[RECORDED DATA]
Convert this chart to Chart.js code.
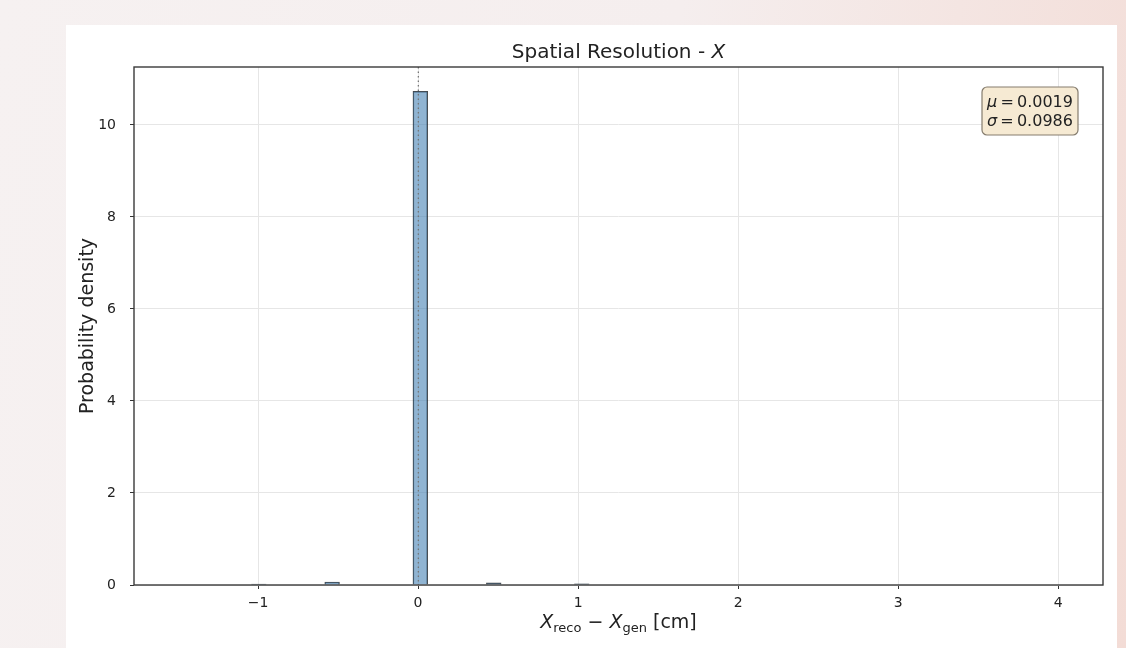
<!DOCTYPE html>
<html>
<head>
<meta charset="utf-8">
<script src="https://cdn.jsdelivr.net/npm/chart.js@4.4.1/dist/chart.umd.min.js"></script>
<style>
  html, body { margin: 0; padding: 0; }
  body {
    width: 1126px; height: 648px; overflow: hidden; position: relative;
    background: linear-gradient(100deg, #f6f1f1 0%, #f5eeee 55%, #f3dcd6 100%);
  }
  .card { position: absolute; left: 66px; top: 25px; width: 1051px; height: 623px; background: #fff; }
  canvas { display: block; }
</style>
</head>
<body>
<div class="card"><canvas id="chart" width="1051" height="623"></canvas></div>
<script>
// histogram bins (centre, density)
const binCenters = [-0.995, -0.537, 0.014, 0.473, 1.023];
const densities = [0.02, 0.065, 10.73, 0.045, 0.025];
const BIN_WIDTH = 0.0918;

const xTicks = [-1, 0, 1, 2, 3, 4];
const yTicks = [0, 2, 4, 6, 8, 10];
const X_MIN = -1.775;
const X_MAX = 4.28;
const Y_MAX = 11.26;

const MU = 0.0019;
const SIGMA = 0.0986;

const FONT = '"DejaVu Sans", sans-serif';
const TEXT = '#222';

// draws a row of text pieces with different fonts / offsets
const drawRuns = (ctx, runs, x, y, align) => {
    let total = 0;
    runs.forEach(r => {
        ctx.font = r.font;
        r.w = ctx.measureText(r.text).width;
        total += r.w;
    });
    let cx = align === 'center' ? x - total / 2 : x;
    ctx.textAlign = 'left';
    ctx.textBaseline = 'alphabetic';
    runs.forEach(r => {
        ctx.font = r.font;
        ctx.fillText(r.text, cx, y + (r.dy || 0));
        cx += r.w;
    });
    return total;
};

const decor = {
    id: 'decor',
    afterDatasetsDraw(chart) {
        const { ctx, chartArea: a, scales: { x } } = chart;
        const px = x.getPixelForValue(MU);

        ctx.save();
        ctx.strokeStyle = '#777';
        ctx.lineWidth = 1.3;
        ctx.setLineDash([1.5, 3]);
        ctx.beginPath();
        ctx.moveTo(px, a.top);
        ctx.lineTo(px, a.bottom);
        ctx.stroke();
        ctx.setLineDash([]);

        ctx.strokeStyle = '#3a3a3a';
        ctx.lineWidth = 1.4;
        ctx.strokeRect(a.left, a.top, a.right - a.left, a.bottom - a.top);
        ctx.restore();
    },
    afterDraw(chart) {
        const { ctx, chartArea: a } = chart;
        const midX = (a.left + a.right) / 2;
        ctx.save();
        ctx.fillStyle = TEXT;

        // title
        drawRuns(ctx, [
            { text: 'Spatial Resolution - ', font: `20px ${FONT}` },
            { text: 'X', font: `italic 20px ${FONT}` },
        ], midX, 33, 'center');

        // x axis label
        drawRuns(ctx, [
            { text: 'X', font: `italic 19px ${FONT}` },
            { text: 'reco', font: `13px ${FONT}`, dy: 4 },
            { text: ' \u2212 ', font: `19px ${FONT}` },
            { text: 'X', font: `italic 19px ${FONT}` },
            { text: 'gen', font: `13px ${FONT}`, dy: 4 },
            { text: ' [cm]', font: `19px ${FONT}` },
        ], midX, 603, 'center');

        // y axis label
        ctx.save();
        ctx.translate(22, (a.top + a.bottom) / 2);
        ctx.rotate(-Math.PI / 2);
        ctx.font = `19px ${FONT}`;
        ctx.textAlign = 'center';
        ctx.textBaseline = 'middle';
        ctx.fillText('Probability density', 0, 0);
        ctx.restore();

        // stats box
        const bw = 96, bh = 48;
        const bx = a.right - 25 - bw, by = a.top + 20;
        ctx.beginPath();
        ctx.roundRect(bx, by, bw, bh, 5);
        ctx.fillStyle = '#f6ead3';
        ctx.fill();
        ctx.strokeStyle = '#857c6e';
        ctx.lineWidth = 1.2;
        ctx.stroke();

        ctx.fillStyle = TEXT;
        drawRuns(ctx, [
            { text: '\u03bc', font: `italic 16px ${FONT}` },
            { text: '\u2009=\u2009', font: `16px ${FONT}` },
            { text: MU.toFixed(4), font: `16px ${FONT}` },
        ], bx + 5, by + 20, 'left');
        drawRuns(ctx, [
            { text: '\u03c3', font: `italic 16px ${FONT}` },
            { text: '\u2009=\u2009', font: `16px ${FONT}` },
            { text: SIGMA.toFixed(4), font: `16px ${FONT}` },
        ], bx + 5, by + 38.5, 'left');
        ctx.restore();
    },
};

const canvas = document.getElementById('chart');
const chart = new Chart(canvas, {
    type: 'bar',
    data: {
        datasets: [{
            data: binCenters.map((c, i) => ({ x: c, y: densities[i] })),
            backgroundColor: 'rgba(70, 130, 180, 0.6)',
            borderColor: 'rgba(20, 20, 20, 0.8)',
            borderWidth: 0.8,
            barPercentage: 1,
            categoryPercentage: 1,
        }],
    },
    options: {
        responsive: false,
        animation: false,
        layout: { padding: { top: 42, right: 14, left: 0, bottom: 0 } },
        plugins: { legend: { display: false }, tooltip: { enabled: false } },
        scales: {
            x: {
                type: 'linear',
                min: X_MIN,
                max: X_MAX,
                offset: false,
                afterBuildTicks: s => { s.ticks = xTicks.map(v => ({ value: v })); },
                afterFit: s => { s.height = 63; },
                border: { display: false },
                grid: { offset: false, color: '#e6e6e6', lineWidth: 1, tickColor: '#333', tickLength: 4 },
                ticks: {
                    color: TEXT,
                    padding: 6,
                    maxRotation: 0,
                    font: { family: FONT, size: 14 },
                    callback: v => (v < 0 ? '\u2212' + Math.abs(v) : String(v)),
                },
            },
            y: {
                min: 0,
                max: Y_MAX,
                afterBuildTicks: s => { s.ticks = yTicks.map(v => ({ value: v })); },
                afterFit: s => { s.width = 68; },
                border: { display: false },
                grid: { color: '#e6e6e6', lineWidth: 1, tickColor: '#333', tickLength: 4 },
                ticks: {
                    color: TEXT,
                    padding: 14,
                    font: { family: FONT, size: 14 },
                },
            },
        },
    },
    plugins: [decor],
});

// bar width = one histogram bin on the x scale
const xs = chart.scales.x;
chart.data.datasets[0].barThickness = Math.abs(xs.getPixelForValue(BIN_WIDTH) - xs.getPixelForValue(0));
chart.update('none');
</script>
</body>
</html>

[STATED EXERCISE] From the first line above to the line containing "const BIN_WIDTH = 0.0918;", repeat each line exactly. Pictures stay out.

[EXERCISE RESULT]
Convert this chart to Chart.js code.
<!DOCTYPE html>
<html>
<head>
<meta charset="utf-8">
<script src="https://cdn.jsdelivr.net/npm/chart.js@4.4.1/dist/chart.umd.min.js"></script>
<style>
  html, body { margin: 0; padding: 0; }
  body {
    width: 1126px; height: 648px; overflow: hidden; position: relative;
    background: linear-gradient(100deg, #f6f1f1 0%, #f5eeee 55%, #f3dcd6 100%);
  }
  .card { position: absolute; left: 66px; top: 25px; width: 1051px; height: 623px; background: #fff; }
  canvas { display: block; }
</style>
</head>
<body>
<div class="card"><canvas id="chart" width="1051" height="623"></canvas></div>
<script>
// histogram bins (centre, density)
const binCenters = [-0.995, -0.537, 0.014, 0.473, 1.023];
const densities = [0.02, 0.065, 10.73, 0.045, 0.025];
const BIN_WIDTH = 0.0918;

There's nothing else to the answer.